Wie schwierig dieser Perspektivwechsel ist, lässt sich dabei auf jeder Seite nachvollziehen, denn „männlich“ ist an Casatis Erzähler wenig. Die Gleichsetzung von Mann und Arschloch, oder besser: die Arschlochhaftigkeit des Mannes als reine Oberfläche, macht Hey Hey Hey zu dem, was es wahrscheinlich sein will: B-Movie-Trash. Vereint mit dem ausschließlich auf bekannte und kaputte Oberflächen konzentrierten Blick auf „die Wirklichkeit“ ist das nicht nur fade sondern auch ein wenig beängstigend: Die Vorstellung, dass dieses Buch die Wahrnehmung sich darin „wiederfindender“ Menschen zusätzlich eineicht, macht wenig Lust auf die Zukunft. Da möchte man sich schon aus notwendiger Opposition den 68ern zugesellen, (wieder) die Grünen wählen oder auch einfach mitten auf der Rolltreppe stehen bleiben, was für Casatis „tut-mir-leid-keine-Zeit“-Ich erklärtermaßen die Hölle ist. Der Kitt, das Leben also, besteht im beständigen Gut-, aber vor allem Schlechtfinden: Buffalos, Bioläden oder auch „verwöhnte Menschen“.

„Der Selbsthaß als Lebensgefühl des Westens“ (FAZ) scheint frühzeitig einzusetzen, schlimmer noch: Er richtet sich gegen andere. Wobei Krachts Buch, das damit gemeint war, sich schon einen Schritt weiter befindet. Von Hass ist bei ihm wenig zu spüren, denn überhaupt ist bei ihm von nichts etwas zu spüren. 1979 entspricht einem auf alt getrimmten Bildband, in dem heutige Pop-Fotografen das Prinzip der Benetton-Anzeigen mit Retro-Collagen durchsetzen; wo Style zwar Fokus, aber nicht mehr Fetisch ist und am liebsten zur Brechung von unerträglicher Realität eingesetzt wird – wie in der Erwähnung der „gar nicht so hässlichen Turnschuhe“ in einem chinesischen Gefangenenlager. Die Charaktere rund um seine absurde Selbstauflösung sind alle gleich flach: vom iranischen Agenten über den rumänischen Exilfürsten bis zu politischen Gefangenen – eine gelangweilte Maskerade der gleichen Figur. Form ist Inhalt? Dann ist beides schlicht und trostlos. Was nicht heißt, dass die Welt in ihrer Schlechtigkeit einfach wäre, doch an einer Erklärung wird sich hier auch gar nicht erst versucht.
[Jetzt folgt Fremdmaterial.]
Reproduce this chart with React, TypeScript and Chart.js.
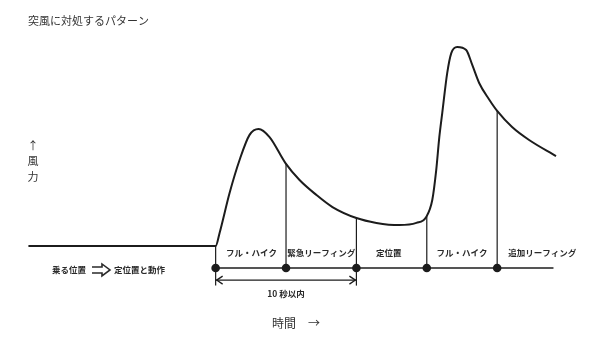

Es ist halt Krieg – eine besondere Situation, in der Dialektik hintenüber fällt.

Dabei wird Casatis Krieg zu Hause geführt, im Misstrauen und Warten auf offene Flanken zwischen Arbeitskollegen und Geschlechtern, bei Kracht herrscht dagegen eine Art abgestumpfter Transzendenz angesichts des realen Todes. Überleben werden in diesen Welten nur die abgefuckten „Porno-Mädchen“ und Männer, die alles hinter sich lassen, bei denen es keine Rolle mehr spielt, ob sie leben oder sterben. In den Himmel geht es ja ohnehin nicht, dafür sorgt schon die Gier – 6666 Mark waren das Eröffnungsgebot, um 1979 im handschriftlichen Original online zu ersteigern. Die authentische „Number of the Beast“ war wohl zu wenig.

Christian Kracht, 1979, Kiepenheuer & Witsch 2001, 184 S., 34,90 Mark; Rebecca Casati, Hey Hey Hey, Diana 2001, 250 S., 35,11 Mark.